I believe “The Last Generation” is one of the best reporting I have ever read. There are three reasons.
First, it is good at telling story. Using children’s perspective make the whole story very touching and beautiful. And using the three children’s experience to separately describe the country’s past, present and future, make the story comprehensive, clear and juicy. I believe people in the Marshall Islands must have a universe of complaints about climate change, but the reporters of Frontline chose to tell the story in a gentle way. That’s why the story is such touching. In a word, even if the story was not present by interactive film, but by print, I think it would still be an impressive work, because it tells a good story in a wise way.

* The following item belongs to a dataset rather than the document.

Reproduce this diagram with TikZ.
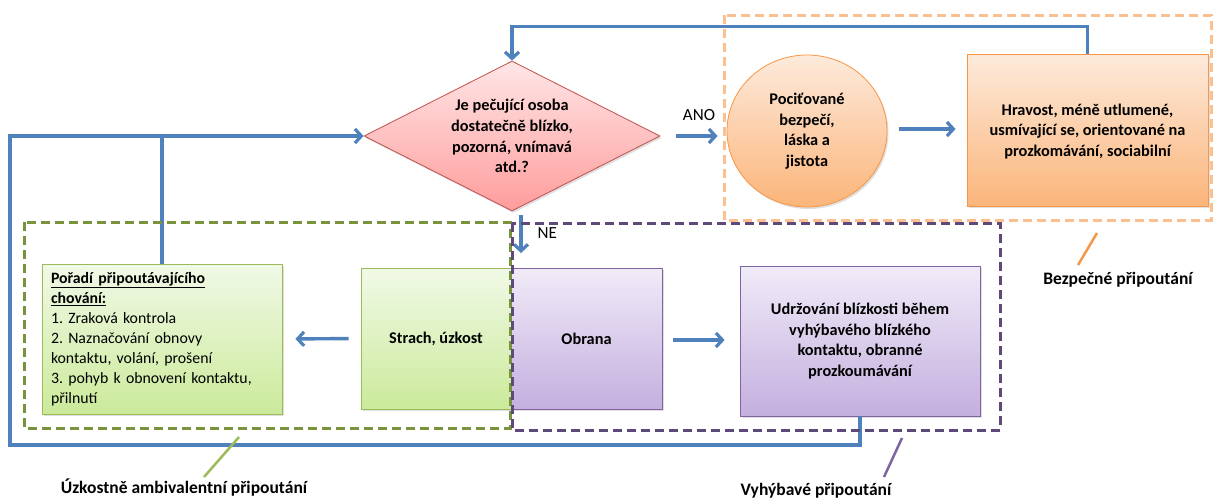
\documentclass[tikz,border=0pt]{standalone}
\usepackage{fontspec}
\setmainfont{Carlito}
\usetikzlibrary{arrows.meta,shapes.geometric,shadows}
\definecolor{flowblue}{HTML}{4F81BD}
\definecolor{redline}{HTML}{C0504D}
\definecolor{redtop}{HTML}{FFE6E6}
\definecolor{redbot}{HTML}{FF9C9C}
\definecolor{orline}{HTML}{F79646}
\definecolor{ortop}{HTML}{FDEADB}
\definecolor{orbot}{HTML}{FBB57A}
\definecolor{grline}{HTML}{9BBB59}
\definecolor{grtop}{HTML}{F1F9E7}
\definecolor{grbot}{HTML}{CBEA9A}
\definecolor{puline}{HTML}{8064A2}
\definecolor{putop}{HTML}{F0EBF8}
\definecolor{pubot}{HTML}{C4AFDF}
\definecolor{ordash}{HTML}{FAC08F}
\definecolor{grdash}{HTML}{77933C}
\definecolor{pudash}{HTML}{5F497A}
\frenchspacing
\begin{document}
\begin{tikzpicture}[x=1pt,y=-1pt,
  flow/.style={draw=flowblue, line width=3.4pt, -{Straight Barb[length=6.5pt,width=14pt,line width=3.2pt]}},
  plain/.style={draw=flowblue, line width=3.4pt},
  shad/.style={drop shadow={opacity=0.25, shadow xshift=1.5pt, shadow yshift=-2pt}},
  boxtxt/.style={font=\fontsize{16.3}{20.7}\selectfont\bfseries, align=center},
  redbox/.style={diamond, aspect=2, draw=redline, line width=0.8pt, top color=redtop, bottom color=redbot, inner sep=0pt, minimum width=296pt, minimum height=150pt, shad},
  orbox/.style={draw=orline, line width=0.8pt, top color=ortop, bottom color=orbot, inner sep=2pt, shad},
  grbox/.style={draw=grline, line width=0.8pt, top color=grtop, bottom color=grbot, inner sep=2pt, shad},
  pubox/.style={draw=puline, line width=0.8pt, top color=putop, bottom color=pubot, inner sep=2pt, shad},
  grp/.style={dashed, dash pattern=on 9pt off 5pt, line width=3pt},
  lbl/.style={font=\fontsize{17.5}{20}\selectfont\bfseries},
  small/.style={font=\fontsize{17}{20}\selectfont}
]
\useasboundingbox (0,0) rectangle (1216,501);

% nodes
\node[redbox, boxtxt] (dia) at (512,136) {Je pečující osoba\\dostatečně blízko,\\pozorná, vnímavá\\atd.?};
\node[ellipse, orbox, boxtxt, minimum width=160pt, minimum height=152pt, inner sep=0pt] (ell) at (807,131) {Pociťované\\bezpečí,\\láska a\\jistota};
\node[rectangle, orbox, boxtxt, minimum width=241pt, minimum height=152pt] (hrav) at (1087.5,130) {\strut Hravost, méně utlumené,\\usmívající se, orientované na\\prozkomávání, sociabilní};
\node[rectangle, grbox, minimum width=240pt, minimum height=150pt, inner xsep=9pt, text width=222pt, align=left, font=\fontsize{15.8}{20}\selectfont] (por) at (162,339) {\textbf{\underline{Pořadí připoutávajícího}}\\\textbf{\underline{chování:}}\\1. Zraková kontrola\\2. Naznačování obnovy\\kontaktu, volání, prošení\\3. pohyb k obnovení  kontaktu,\\přilnutí};
\node[rectangle, grbox, boxtxt, minimum width=150pt, minimum height=141pt] (str) at (436,338.5) {Strach, úzkost};
\node[rectangle, pubox, boxtxt, minimum width=151pt, minimum height=141pt] (obr) at (586.5,338.5) {Obrana};
\node[rectangle, pubox, boxtxt, minimum width=240pt, minimum height=150pt] (udr) at (860,341) {Udržování blízkosti během\\vyhýbavého blízkého\\kontaktu, obranné\\prozkoumávání};

% connectors
\draw[flow] (hrav.north) -- ++(0,-27) -| (dia.north);
\coordinate (lc) at (10,445);
\draw[flow] (udr.south) |- (lc) |- (dia.west);
\draw[plain] (por.north) -- (por.north |- dia.west);
\draw[flow, shorten <=16pt, shorten >=9pt] (dia.east) -- (ell.west |- dia.east);
\node[small, anchor=south] (ano) at (699,124) {ANO};
\draw[flow, shorten <=12pt, shorten >=11pt] (ell.east |- 0,129) -- (hrav.west |- 0,129);
\coordinate (ne1) at (521,215);
\coordinate (ne2) at (521,253);
\draw[flow] (ne1) -- (ne2);
\node[small, anchor=west] (ne) at (534,233) {NE};
\draw[flow, shorten <=12pt, shorten >=13pt] (str.west) -- (por.east);
\draw[flow, shorten <=11pt, shorten >=15pt] (obr.east |- 0,340) -- (udr.west |- 0,340);

% group frames
\draw[grp, draw=ordash] (724,15) rectangle (1211,220);
\draw[grp, draw=grdash] (24,222) rectangle (510,428);
\draw[grp, draw=pudash] (512,223) rectangle (1000,430);

% group labels
\node[lbl] (lb1) at (1118,280) {Bezpečné připoutání};
\node[lbl] (lb2) at (816,491) {Vyhýbavé připoutání};
\node[lbl] (lb3) at (184,488) {Úzkostně ambivalentní připoutání};
\draw[orline, line width=2.5pt] (1097,233) -- (1078,265);
\draw[puline, line width=2.5pt] (902,438) -- (884,477);
\draw[grline, line width=2.5pt] (239,437) -- (204,477);
\end{tikzpicture}
\end{document}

The usage of interactive film also left me a deep impression. In my opinion, interactive film is a combination of documentary, printing journalism and data visualization. It inherits the advantages of documentary, for example, the background music help create atmosphere. Besides, it is more user-friendly than documentary. There are progress bars on the right side of each page, and audience can control their own pace, which means they can skip what seems boring to them and pay more attention on what they are interested in. Also, when video, text and graph, or two of the three, are in the same page, only one can be the majority form. I think that’s very important, otherwise it would be easy to make audience confused. For example, when the background is a graph, the explanatory text had better be no more than two lines.
Another thing makes the story successful is the reporters’ commitment. They not only recorded the facts that the Marshall Island is suffering sea level rising, but also put the phenomenon in historical context and offered related scientific explanation. I really admire such a commitment.